0
votes

I am using Cosmos DB for my application that I am developing for a client. The client is a multi-national with around 175,000 employees worldwide. The application has to consolidate notifications from various source systems and display them on a user's portal when the user clicks the drop-down for their name same as any of the online systems, e.g., LinkedIn etc.

I am trying to determine the 'Partition Key' for Cosmos DB. I believe that this is the "User Id". I want to make sure that I have the benefit of people with more experience in Cosmos DB database design.

Here is my reasoning for selecting the User Id as Partition Key. I know that potentially there can be around 175,000 'Logical' partitions, they will be mapped to far fewer 'Physical' partitions on the underlying Azure Data Storage Platform. The choice of 'User Id' guarantees that ALL of the current User's notification records are stored on the same 'Logical' and therefore 'Physical' partition.

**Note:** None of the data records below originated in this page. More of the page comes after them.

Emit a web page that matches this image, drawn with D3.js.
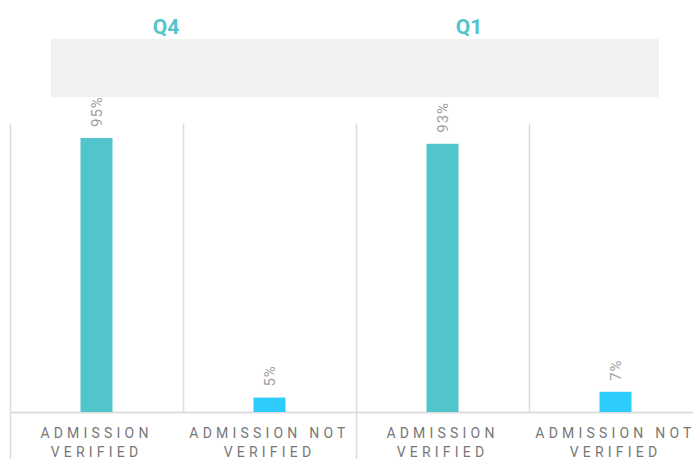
<!DOCTYPE html>
<html><head><meta charset="utf-8">
<script src="https://cdn.jsdelivr.net/npm/d3@7"></script>
<style>
html,body{margin:0;padding:0;background:#fff;}
svg{display:block;font-family:Roboto,"Noto Sans",sans-serif;}
</style></head>
<body><svg id="c" width="693" height="459"></svg>
<script>
const groups = ["Q4", "Q1"];
const categories = ["ADMISSION VERIFIED", "ADMISSION NOT VERIFIED"];
const valuesQ4 = [95, 5];
const valuesQ1 = [93, 7];
const seriesValues = {Q4: valuesQ4, Q1: valuesQ1};
const colors = ["#52c4cc", "#2ecbff"];

const svg = d3.select("#c");
const W = 693, H = 459;
const plot = {left: 10, right: 702, top: 123.6, bottom: 412};

const data = [];
groups.forEach(g => categories.forEach((c, i) => data.push({g, c, i, v: seriesValues[g][i]})));

const x0 = d3.scaleBand().domain(groups).range([plot.left, plot.right]);
const x1 = d3.scaleBand().domain(categories).range([0, x0.bandwidth()]);
const y = d3.scaleLinear().domain([0, 100]).range([plot.bottom, plot.top]);
const titleX = d3.scalePoint().domain(groups).range([166, 469]);

// header banner
svg.append("rect").attr("x", 51).attr("y", 39).attr("width", 608).attr("height", 58).attr("fill", "#f1f1f1");

// group titles
svg.selectAll("text.title").data(groups).join("text").attr("class", "title")
  .attr("x", d => titleX(d)).attr("y", 34).attr("text-anchor", "middle")
  .attr("fill", "#52c4cc").attr("font-size", 21).attr("font-weight", 700).text(d => d);

// gridlines
const gridColor = "#dddddd";
groups.forEach(g => {
  categories.forEach((c, i) => {
    const xx = Math.round(x0(g) + x1(c)) + 0.5;
    svg.append("line").attr("x1", xx).attr("x2", xx).attr("y1", plot.top)
      .attr("y2", i === 0 ? H : plot.bottom)
      .attr("stroke", gridColor).attr("stroke-width", 1.6);
  });
});
svg.append("line").attr("x1", plot.left).attr("x2", W).attr("y1", plot.bottom + 0.5).attr("y2", plot.bottom + 0.5)
  .attr("stroke", gridColor).attr("stroke-width", 2);

// bars
const barW = 32;
svg.selectAll("rect.bar").data(data).join("rect").attr("class", "bar")
  .attr("x", d => x0(d.g) + x1(d.c) + x1.bandwidth() / 2 - barW / 2)
  .attr("width", barW)
  .attr("y", d => y(d.v))
  .attr("height", d => y(0) - y(d.v))
  .attr("fill", d => colors[d.i]);

// value labels (rotated)
svg.selectAll("text.val").data(data).join("text").attr("class", "val")
  .attr("transform", d => `translate(${x0(d.g) + x1(d.c) + x1.bandwidth() / 2},${y(d.v) - 11}) rotate(-90)`)
  .attr("dy", "0.35em")
  .attr("fill", "#a0a0a0").attr("font-size", 15).attr("letter-spacing", 1)
  .text(d => d.v + "%");

// category labels
const lines = c => { const w = c.split(" "); return [w.slice(0, -1).join(" "), w[w.length - 1]]; };
data.forEach(d => {
  const cx = x0(d.g) + x1(d.c) + x1.bandwidth() / 2;
  const t = svg.append("text")
    .attr("text-anchor", "middle").attr("fill", "#777").attr("font-size", 14)
    .attr("letter-spacing", 4.2);
  lines(d.c).forEach((ln, k) => {
    t.append("tspan").attr("x", cx).attr("y", 438 + k * 19).text(ln);
  });
});
</script></body></html>
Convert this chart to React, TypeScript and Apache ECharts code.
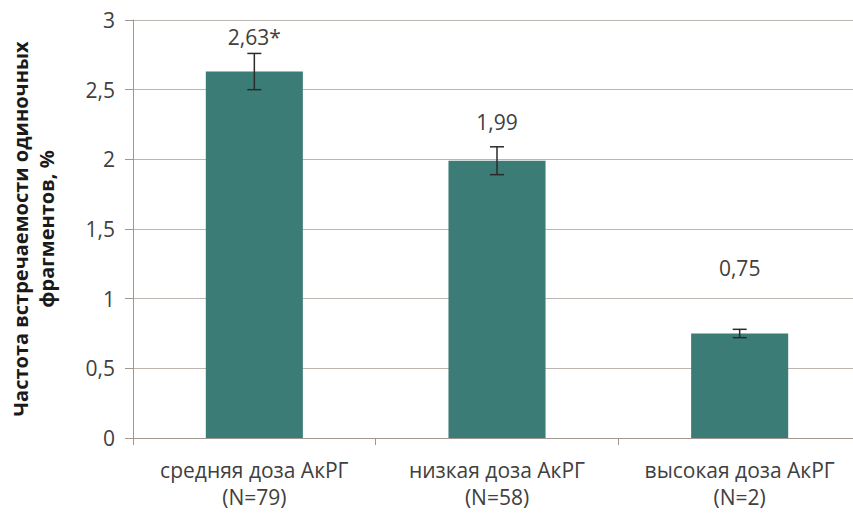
import React, { useEffect, useRef } from "react";
import * as echarts from "echarts";

// Dose groups and mean frequency of single fragments (%)
const categories = ["средняя доза АкРГ\n(N=79)", "низкая доза АкРГ\n(N=58)", "высокая доза АкРГ\n(N=2)"];
const values = [2.63, 1.99, 0.75];
const errors = [0.13, 0.1, 0.03];
const valueLabels = ["2,63*", "1,99", "0,75"];
const labelGaps = [24, 28, 55];
const yTicks = { min: 0, max: 3, interval: 0.5 };

const FONT = "'Open Sans', 'DejaVu Sans', sans-serif";
const TEXT = "#404040";

export default function App() {
  const ref = useRef<HTMLDivElement>(null);

  useEffect(() => {
    if (!ref.current) return;
    const chart = echarts.init(ref.current, undefined, { renderer: "svg" });

    chart.setOption({
      animation: false,
      backgroundColor: "#ffffff",
      grid: {
        left: 133,
        top: 20,
        width: 728,
        bottom: 77,
        containLabel: false,
        outerBoundsMode: "none",
      },
      xAxis: {
        type: "category",
        data: categories,
        axisLine: { lineStyle: { color: "#a09890", width: 1 } },
        axisTick: { show: true, length: 7, lineStyle: { color: "#a09890" } },
        axisLabel: {
          interval: 0,
          color: TEXT,
          fontFamily: FONT,
          fontSize: 21,
          lineHeight: 27,
          margin: 18,
        },
      },
      yAxis: {
        type: "value",
        min: yTicks.min,
        max: yTicks.max,
        interval: yTicks.interval,
        name: "Частота встречаемости одиночных\nфрагментов, %",
        nameLocation: "middle",
        nameGap: 74,
        nameRotate: 90,
        nameTextStyle: { color: "#1a1a1a", fontFamily: FONT, fontSize: 20, fontWeight: "bold", lineHeight: 26 },
        axisLine: { show: true, lineStyle: { color: "#a09890", width: 1 } },
        axisTick: { show: true, length: 8, lineStyle: { color: "#a09890" } },
        axisLabel: {
          color: TEXT,
          fontFamily: FONT,
          fontSize: 21,
          margin: 18,
          formatter: (v: number) => String(v).replace(".", ","),
        },
        splitLine: { show: true, lineStyle: { color: "#bdb6b0", width: 1 } },
      },
      series: [
        {
          type: "bar",
          barWidth: "40%",
          itemStyle: { color: "#3c7c77" },
          data: values.map((v, i) => ({
            value: v,
            label: {
              show: true,
              position: "top",
              distance: labelGaps[i],
              formatter: valueLabels[i],
              color: TEXT,
              fontFamily: FONT,
              fontSize: 21,
            },
          })),
          z: 2,
        },
        {
          type: "custom",
          z: 5,
          data: values.map((v, i) => [i, v - errors[i], v + errors[i]]),
          renderItem: (params: any, api: any) => {
            const x = api.value(0);
            const lo = api.coord([x, api.value(1)]);
            const hi = api.coord([x, api.value(2)]);
            const cap = 7;
            const style = { stroke: "#2a2a2a", lineWidth: 1.5 };
            return {
              type: "group",
              children: [
                { type: "line", shape: { x1: lo[0], y1: lo[1], x2: hi[0], y2: hi[1] }, style },
                { type: "line", shape: { x1: hi[0] - cap, y1: hi[1], x2: hi[0] + cap, y2: hi[1] }, style },
                { type: "line", shape: { x1: lo[0] - cap, y1: lo[1], x2: lo[0] + cap, y2: lo[1] }, style },
              ],
            };
          },
        },
      ],
    });

    return () => chart.dispose();
  }, []);

  return (
    <div
      ref={ref}
      style={{ position: "absolute", left: 0, top: 0, width: 853, height: 515 }}
    />
  );
}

Am I wrong? Please confirm. If yes, then what is a better strategy?

Thanks.

Bharat

1
If it fits your queries it shouldn't be an issue to have seperate partitions for each entry. That implies that each time you read & write data you know exact what id you are dealing with. - 404

1 Answers

0
votes

General rule of thumb is you want to look at your high-volume operations and put load tests on your partition strategy to validate it will scale. Don't need to be exhaustive. Pareto principle applies here.

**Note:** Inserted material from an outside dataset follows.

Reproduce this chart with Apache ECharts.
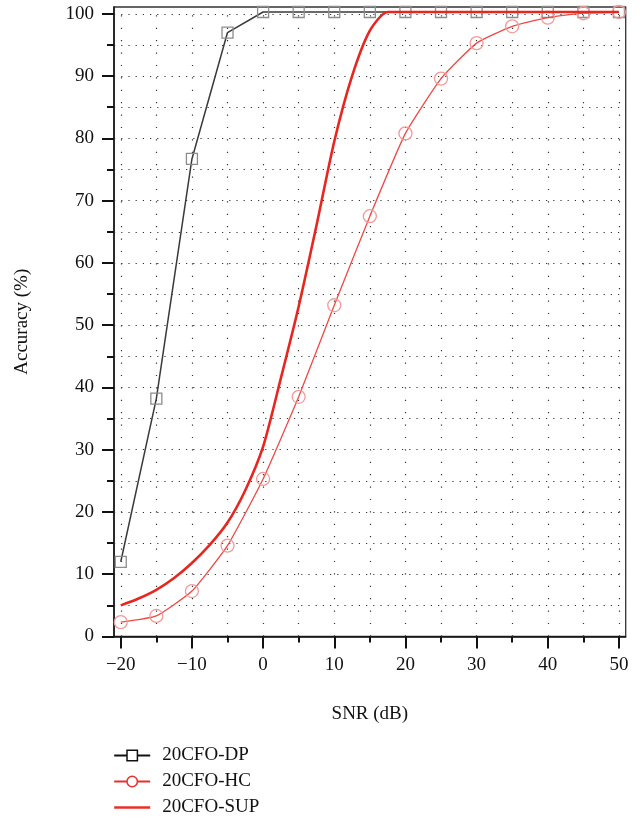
<!DOCTYPE html>
<html>
<head>
<meta charset="utf-8">
<script src="https://cdn.jsdelivr.net/npm/echarts@6/dist/echarts.min.js"></script>
<style>html,body{margin:0;padding:0;background:#fff}#c{width:642px;height:820px}</style>
</head>
<body>
<div id="c"></div>
<script>
// ---- data ----
var snrDP = [-20, -15, -10, -5, 0, 5, 10, 15, 20, 25, 30, 35, 40, 45, 50];
var accDP = [12, 38.2, 76.7, 97, 100.3, 100.3, 100.3, 100.3, 100.3, 100.3, 100.3, 100.3, 100.3, 100.3, 100.3];
var snrHC = [-20, -15, -10, -5, 0, 5, 10, 15, 20, 25, 30, 35, 40, 45, 50];
var accHC = [2.3, 3.3, 7.3, 14.6, 25.3, 38.5, 53.2, 67.5, 80.8, 89.6, 95.3, 98, 99.4, 100.1, 100.3];
var snrSUP = [-20, -17.5, -15, -12.5, -10, -7.5, -5, -2.5, 0, 2.5, 5, 7.5, 10, 12.5, 15, 17.5, 20, 25, 30, 35, 40, 45, 50];
var accSUP = [5.0, 6.1, 7.5, 9.4, 11.8, 14.7, 18.3, 23.5, 30.5, 41.5, 53, 66, 79.5, 90, 97.3, 100.3, 100.3, 100.3, 100.3, 100.3, 100.3, 100.3, 100.3];
var xMajor = [-20, -10, 0, 10, 20, 30, 40, 50];
var xMinor = [-15, -5, 5, 15, 25, 35, 45];
var xGrid = [-20, -15, -10, -5, 0, 5, 10, 15, 20, 25, 30, 35, 40, 45, 50];
var yMajor = [0, 10, 20, 30, 40, 50, 60, 70, 80, 90, 100];
var yMinor = [5, 15, 25, 35, 45, 55, 65, 75, 85, 95];
var yGrid = [5, 10, 15, 20, 25, 30, 35, 40, 45, 50, 55, 60, 65, 70, 75, 80, 85, 90, 95, 100];
var seriesNames = ['20CFO-DP', '20CFO-HC', '20CFO-SUP'];

function zip(a, b) { return a.map(function (v, i) { return [v, b[i]]; }); }

var FONT = 'Liberation Serif';
var FS = 19;
var X_MIN = -20.95, X_MAX = 50.95, Y_MIN = 0, Y_MAX = 101.1;
var PLOT_H = 629.5, PLOT_W = 511.7;

function xAxisBase(extra) {
  return Object.assign({
    type: 'value', min: X_MIN, max: X_MAX, position: 'bottom',
    axisLine: { show: false, onZero: false }, splitLine: { show: false },
    axisLabel: { show: false }, axisTick: { show: false }
  }, extra);
}
function yAxisBase(extra) {
  return Object.assign({
    type: 'value', min: Y_MIN, max: Y_MAX, position: 'left',
    axisLine: { show: false, onZero: false }, splitLine: { show: false },
    axisLabel: { show: false }, axisTick: { show: false }
  }, extra);
}

var chart = echarts.init(document.getElementById('c'), null, { renderer: 'canvas' });
chart.setOption({
  animation: false,
  backgroundColor: '#fff',
  textStyle: { fontFamily: FONT },
  grid: { left: 114, right: 16.3, top: 7, bottom: 183.5, show: true, borderColor: '#333', borderWidth: 1.3, backgroundColor: 'transparent' },
  xAxis: [
    xAxisBase({
      name: 'SNR (dB)', nameLocation: 'middle', nameGap: 68,
      nameTextStyle: { fontFamily: FONT, fontSize: FS, color: '#111' },
      axisLine: { show: true, onZero: false, lineStyle: { color: '#111', width: 1.5 } },
      axisTick: { show: true, customValues: xMajor, length: 12, inside: false, lineStyle: { color: '#111', width: 2 } },
      axisLabel: { show: true, customValues: xMajor, margin: 19, fontFamily: FONT, fontSize: FS, color: '#111',
        formatter: function (v) { return String(v).replace('-', '\u2212'); } }
    }),
    xAxisBase({
      axisTick: { show: true, customValues: xMinor, length: 6, inside: false, lineStyle: { color: '#111', width: 2 } }
    }),
    xAxisBase({
      axisTick: { show: true, customValues: xGrid, length: PLOT_H, inside: true, lineStyle: { color: '#333', width: 1.2, type: [1.2, 11.2] } }
    })
  ],
  yAxis: [
    yAxisBase({
      name: 'Accuracy (%)', nameLocation: 'middle', nameGap: 82, nameRotate: 90,
      nameTextStyle: { fontFamily: FONT, fontSize: FS, color: '#111' },
      axisLine: { show: true, onZero: false, lineStyle: { color: '#111', width: 1.5 } },
      axisTick: { show: true, customValues: yMajor, length: 12, inside: false, lineStyle: { color: '#111', width: 2 } },
      axisLabel: { show: true, customValues: yMajor, margin: 20, fontFamily: FONT, fontSize: FS, color: '#111' }
    }),
    yAxisBase({
      axisTick: { show: true, customValues: yMinor, length: 7, inside: false, lineStyle: { color: '#111', width: 2 } }
    }),
    yAxisBase({
      axisTick: { show: true, customValues: yGrid, length: PLOT_W, inside: true, lineStyle: { color: '#333', width: 1.2, type: [1.2, 6] } }
    })
  ],
  legend: {
    orient: 'vertical', left: 113, top: 746, padding: 0, itemWidth: 36, itemHeight: 13, itemGap: 7,
    textStyle: { fontFamily: FONT, fontSize: FS, lineHeight: 18, color: '#111', padding: [0, 0, 0, 7] },
    data: [
      { name: seriesNames[0], itemStyle: { color: '#fff', borderColor: '#111', borderWidth: 1.5 }, lineStyle: { color: '#111', width: 1.8 } },
      { name: seriesNames[1], itemStyle: { color: '#fff', borderColor: '#e8302a', borderWidth: 1.5 }, lineStyle: { color: '#e8302a', width: 2 } },
      { name: seriesNames[2], itemStyle: { color: 'rgba(0,0,0,0)', borderColor: 'rgba(0,0,0,0)', borderWidth: 0 }, lineStyle: { color: '#e8302a', width: 2.4 } }
    ]
  },
  series: [
    {
      name: seriesNames[0], type: 'line', xAxisIndex: 0, yAxisIndex: 0,
      data: zip(snrDP, accDP), clip: false,
      symbol: 'rect', symbolSize: 11,
      lineStyle: { color: '#3a3a3a', width: 1.5 },
      itemStyle: { color: 'rgba(255,255,255,0)', borderColor: '#8c8c8c', borderWidth: 1.3 },
      z: 2
    },
    {
      name: seriesNames[1], type: 'line', xAxisIndex: 0, yAxisIndex: 0,
      data: zip(snrHC, accHC), clip: false,
      symbol: 'circle', symbolSize: 13, smooth: 0.15,
      lineStyle: { color: '#ee4a44', width: 1.3 },
      itemStyle: { color: 'rgba(255,255,255,0)', borderColor: '#f39a98', borderWidth: 1.3 },
      z: 3
    },
    {
      name: seriesNames[2], type: 'line', xAxisIndex: 0, yAxisIndex: 0,
      data: zip(snrSUP, accSUP), clip: false,
      showSymbol: false, symbol: 'none', smooth: 0.25,
      lineStyle: { color: '#e8261e', width: 2.6 },
      itemStyle: { color: '#e8261e' },
      z: 4
    }
  ]
});
</script>
</body>
</html>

Based upon the query you reference though your logic appears sound. Additional things to keep an eye on is storage. Max partition size is 20GB. I have no idea what the payload size is for each notification but something to measure and work through given X number of notifications, how long until you reach that 20GB size. Additionally, you'll likely want to avoid having to query an ever growing partition at some point in the future so may want to look at a TTL strategy in the future as well.

Hope this helps.